4D seismic multiplies its value when integrated with production data, well logs, and reservoir simulation models. 4D-assisted history matching uses time-lapse attributes as additional constraints to update the reservoir model. Instead of matching only well-by-well production curves, the simulator must reproduce observed spatial patterns of 4D impedance changes. This constraint dramatically narrows the range of plausible models, reducing uncertainty in future forecasts. In one case study from the deepwater Gulf of Mexico, 4D-assisted history matching reduced the P10-P90 range of forecast recovery by 40%, enabling a final investment decision nine months earlier than originally planned.

Digital twins now incorporate live 4D feeds alongside real-time production data in unified visualization environments. Automated workflows compare observed 4D signals with simulated responses; deviations flag areas requiring investigation. This integration is key to closed-loop reservoir optimization, where seismic data directly inform injection and production control decisions. The result is a more responsive reservoir management approach that can adapt to changing conditions in weeks rather than months.

Current Challenges and Limitations

Despite its successes, 4D seismic faces persistent obstacles. Repeatability remains the Achilles' heel, especially in shallow water where tide-induced velocity variations in the water column change travel times. Even with ocean-bottom node systems, seasonal differences in temperature and salinity introduce time shifts that require careful correction. On land, soil moisture changes and weathering layer variations can swamp the 4D signal entirely, particularly in arid environments where the near surface undergoes dramatic seasonal changes. Research published by the European Association of Geoscientists and Engineers continues to address these environmental challenges through improved processing workflows.

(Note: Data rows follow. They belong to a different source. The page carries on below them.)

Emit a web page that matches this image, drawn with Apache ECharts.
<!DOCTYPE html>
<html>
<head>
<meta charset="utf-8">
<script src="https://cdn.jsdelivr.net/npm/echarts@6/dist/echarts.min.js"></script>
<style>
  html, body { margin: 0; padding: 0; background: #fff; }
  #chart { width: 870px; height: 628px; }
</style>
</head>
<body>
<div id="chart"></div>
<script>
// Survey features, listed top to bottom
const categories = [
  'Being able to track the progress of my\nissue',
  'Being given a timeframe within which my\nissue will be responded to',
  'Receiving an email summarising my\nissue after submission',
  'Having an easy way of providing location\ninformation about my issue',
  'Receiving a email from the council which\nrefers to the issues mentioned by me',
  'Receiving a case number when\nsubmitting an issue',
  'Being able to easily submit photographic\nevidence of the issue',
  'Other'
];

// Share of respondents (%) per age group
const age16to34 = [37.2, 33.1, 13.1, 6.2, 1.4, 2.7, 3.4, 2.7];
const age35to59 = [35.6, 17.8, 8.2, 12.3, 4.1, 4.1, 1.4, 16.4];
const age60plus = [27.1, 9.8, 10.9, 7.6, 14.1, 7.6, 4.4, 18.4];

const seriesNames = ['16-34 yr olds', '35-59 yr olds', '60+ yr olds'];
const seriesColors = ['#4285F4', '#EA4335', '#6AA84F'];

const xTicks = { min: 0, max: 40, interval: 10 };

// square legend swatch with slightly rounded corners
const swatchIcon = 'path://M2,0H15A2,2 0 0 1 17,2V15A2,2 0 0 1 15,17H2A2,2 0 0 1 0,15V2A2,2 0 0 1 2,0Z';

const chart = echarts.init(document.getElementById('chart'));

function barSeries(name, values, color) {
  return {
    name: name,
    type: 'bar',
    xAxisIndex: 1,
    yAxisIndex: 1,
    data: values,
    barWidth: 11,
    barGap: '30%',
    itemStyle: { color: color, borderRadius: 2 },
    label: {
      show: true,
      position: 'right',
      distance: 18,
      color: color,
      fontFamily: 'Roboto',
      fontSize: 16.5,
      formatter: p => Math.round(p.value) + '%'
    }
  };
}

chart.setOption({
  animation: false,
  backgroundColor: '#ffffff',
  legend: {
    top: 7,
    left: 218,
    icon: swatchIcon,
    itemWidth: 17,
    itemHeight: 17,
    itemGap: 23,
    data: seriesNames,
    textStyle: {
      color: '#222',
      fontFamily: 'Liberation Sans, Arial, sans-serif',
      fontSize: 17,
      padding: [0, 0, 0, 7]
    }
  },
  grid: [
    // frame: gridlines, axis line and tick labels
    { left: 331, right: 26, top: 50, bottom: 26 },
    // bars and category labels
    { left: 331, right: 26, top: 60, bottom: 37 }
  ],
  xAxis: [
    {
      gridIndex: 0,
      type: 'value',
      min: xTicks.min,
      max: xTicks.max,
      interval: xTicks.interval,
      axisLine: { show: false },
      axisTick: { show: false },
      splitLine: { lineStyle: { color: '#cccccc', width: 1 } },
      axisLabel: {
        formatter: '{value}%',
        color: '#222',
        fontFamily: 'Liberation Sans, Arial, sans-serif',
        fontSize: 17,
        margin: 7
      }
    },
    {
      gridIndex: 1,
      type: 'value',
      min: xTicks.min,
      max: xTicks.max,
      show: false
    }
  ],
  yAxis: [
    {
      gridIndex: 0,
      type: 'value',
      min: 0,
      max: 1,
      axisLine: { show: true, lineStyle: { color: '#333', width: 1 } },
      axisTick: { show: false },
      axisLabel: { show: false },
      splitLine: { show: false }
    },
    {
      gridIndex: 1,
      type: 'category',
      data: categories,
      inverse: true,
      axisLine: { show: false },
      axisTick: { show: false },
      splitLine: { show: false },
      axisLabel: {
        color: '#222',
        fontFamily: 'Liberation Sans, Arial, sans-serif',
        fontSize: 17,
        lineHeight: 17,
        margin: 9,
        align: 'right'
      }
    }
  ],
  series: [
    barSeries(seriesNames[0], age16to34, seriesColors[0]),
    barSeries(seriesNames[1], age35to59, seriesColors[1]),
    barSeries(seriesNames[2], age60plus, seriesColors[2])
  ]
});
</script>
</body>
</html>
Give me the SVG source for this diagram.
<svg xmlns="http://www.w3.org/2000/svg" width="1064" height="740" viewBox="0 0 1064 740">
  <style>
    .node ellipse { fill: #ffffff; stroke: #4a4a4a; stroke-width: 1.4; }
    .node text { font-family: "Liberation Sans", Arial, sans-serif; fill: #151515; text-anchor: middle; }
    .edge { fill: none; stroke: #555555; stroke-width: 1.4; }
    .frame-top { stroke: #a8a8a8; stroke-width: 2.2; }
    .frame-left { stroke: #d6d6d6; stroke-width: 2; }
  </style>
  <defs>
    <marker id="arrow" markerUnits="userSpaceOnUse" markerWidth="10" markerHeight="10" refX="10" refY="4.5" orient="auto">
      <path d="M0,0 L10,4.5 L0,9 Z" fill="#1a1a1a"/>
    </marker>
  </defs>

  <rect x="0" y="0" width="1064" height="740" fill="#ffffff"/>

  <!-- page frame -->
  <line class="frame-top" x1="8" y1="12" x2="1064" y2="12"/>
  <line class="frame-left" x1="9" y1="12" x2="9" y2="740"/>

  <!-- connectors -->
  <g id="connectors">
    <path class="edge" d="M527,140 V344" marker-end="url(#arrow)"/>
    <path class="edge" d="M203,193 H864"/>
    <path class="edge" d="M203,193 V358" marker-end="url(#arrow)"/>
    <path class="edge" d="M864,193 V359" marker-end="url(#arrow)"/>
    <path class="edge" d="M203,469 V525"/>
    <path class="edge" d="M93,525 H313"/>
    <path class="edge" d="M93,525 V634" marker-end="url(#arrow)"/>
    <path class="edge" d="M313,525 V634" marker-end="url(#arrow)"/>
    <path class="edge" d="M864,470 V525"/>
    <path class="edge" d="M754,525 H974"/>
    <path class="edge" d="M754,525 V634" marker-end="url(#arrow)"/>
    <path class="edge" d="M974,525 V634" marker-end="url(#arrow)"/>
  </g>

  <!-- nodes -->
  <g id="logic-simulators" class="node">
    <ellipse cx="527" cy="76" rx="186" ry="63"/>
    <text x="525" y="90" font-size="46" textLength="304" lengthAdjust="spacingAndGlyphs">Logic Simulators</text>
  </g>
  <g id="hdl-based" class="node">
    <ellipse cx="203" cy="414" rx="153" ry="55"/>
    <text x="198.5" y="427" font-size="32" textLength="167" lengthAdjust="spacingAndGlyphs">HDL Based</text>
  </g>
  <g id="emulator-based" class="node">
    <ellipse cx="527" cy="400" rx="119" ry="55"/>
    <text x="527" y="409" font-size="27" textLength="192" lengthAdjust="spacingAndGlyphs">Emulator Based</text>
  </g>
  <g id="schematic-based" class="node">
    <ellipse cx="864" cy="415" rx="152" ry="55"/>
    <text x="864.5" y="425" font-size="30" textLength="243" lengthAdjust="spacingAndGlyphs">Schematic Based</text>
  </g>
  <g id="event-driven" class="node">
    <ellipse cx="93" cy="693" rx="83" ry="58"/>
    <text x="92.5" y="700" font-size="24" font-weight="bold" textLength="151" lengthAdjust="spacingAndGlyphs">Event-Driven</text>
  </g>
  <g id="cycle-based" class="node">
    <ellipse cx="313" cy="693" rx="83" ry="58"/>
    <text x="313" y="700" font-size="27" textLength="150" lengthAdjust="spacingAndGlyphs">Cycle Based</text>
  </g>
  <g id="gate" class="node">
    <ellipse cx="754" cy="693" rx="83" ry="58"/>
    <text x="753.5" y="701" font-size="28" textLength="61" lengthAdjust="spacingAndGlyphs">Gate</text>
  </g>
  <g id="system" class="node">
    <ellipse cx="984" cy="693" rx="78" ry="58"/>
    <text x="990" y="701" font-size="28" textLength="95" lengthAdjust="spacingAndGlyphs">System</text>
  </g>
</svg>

Cost remains a significant barrier for smaller operators. A deepwater ocean-bottom node survey can cost tens of millions of dollars, placing it out of reach for many independent operators. While DAS and permanent reservoir monitoring reduce per-survey costs over time, the capital investment required for installation is substantial. Interpreting 4D data requires a multidisciplinary skill set spanning geophysics, petrophysics, reservoir engineering, and geomechanics—expertise that remains scarce and expensive.

Non-unique interpretations continue to challenge the industry. A 4D anomaly could arise from saturation change, pressure change, or both simultaneously. Even with multi-component data and elastic inversion, the separation is not always unique. The industry continues to invest in rock physics research and stochastic inversion methods to resolve this ambiguity. Technical papers from major service providers document ongoing progress in quantitative interpretation workflows.

Future Directions: AI, Continuous Sensing, and Energy Transition Applications

Artificial Intelligence and Predictive Analytics

Machine learning models trained on massive 4D datasets will increasingly automate the detection of subtle signals that human interpreters might miss. Predictive analytics blends 4D history with real-time production data to forecast future fluid movements, giving operators a forward-looking capability that one practitioner described as a seismic weather forecast. Generative adversarial networks are being used to produce high-resolution 4D models from sparse survey data, potentially reducing the frequency of full-field monitor surveys while maintaining interpretability.

Deep learning approaches are also being applied to automate the 4D interpretation workflow itself. Convolutional neural networks trained on thousands of labeled 4D examples can now identify water fronts, gas caps, and pressure compartments with accuracy comparable to expert interpreters. These automated interpretation tools will become increasingly important as the volume of 4D data grows with the proliferation of permanent monitoring installations.

Fiber-Optic Sensing and Ultra-Frequent Monitoring

Fiber-optic sensing could make ultra-frequent, low-cost 4D surveys routine. Instead of annual monitor surveys, an operator might acquire a mini-4D shot every week. This high temporal resolution would revolutionize tracking of injection fronts and early water breakthrough, especially in complex turbidite reservoirs where channel boundaries control flow paths. DAS arrays in dedicated monitoring wells can coexist with production operations and provide data for decades without intervention. The Offshore Technology platform has featured several case studies demonstrating the operational benefits of high-frequency 4D monitoring with DAS technology.

Carbon Capture and Storage

4D seismic is already the workhorse for CCS monitoring at Sleipner in Norway and Quest in Canada, where time-lapse images track plume migration and verify containment. As CCS projects multiply globally, oil-field 4D expertise is being repurposed for safe, large-scale sequestration. Advances in 4D resolution and real-time interpretation will be critical for meeting regulatory compliance requirements and building public confidence in storage permanence. The integration of 4D seismic with other monitoring technologies such as gravimetry, InSAR, and downhole pressure monitoring provides a comprehensive containment verification system that satisfies the most stringent regulatory frameworks.

Conclusion

Advances in 4D seismic technology have transformed it from a specialized research tool into a quantitative, near-real-time reservoir management instrument. Ocean-bottom nodes, distributed acoustic sensing, full-waveform inversion, and machine learning have expanded the range of reservoirs where 4D monitoring is viable. The technology reveals hidden oil, warns of dangerous pressure buildup, and validates geologic models in ways that were unimaginable two decades ago. Challenges of repeatability, cost, and interpretation ambiguity persist, but the trajectory is clear: deeper integration with digital twins, continuous fiber-optic monitoring, and AI-driven analytics will push 4D seismic further into field development planning and energy transition monitoring. For asset teams willing to invest in the technology and develop the necessary multidisciplinary expertise, 4D seismic remains one of the most powerful instruments available for maximizing recovery and managing risk responsibly. Reservoir monitoring services offered by industry providers continue to expand the operational envelope of 4D technology, making it accessible to a broader range of operators and applications.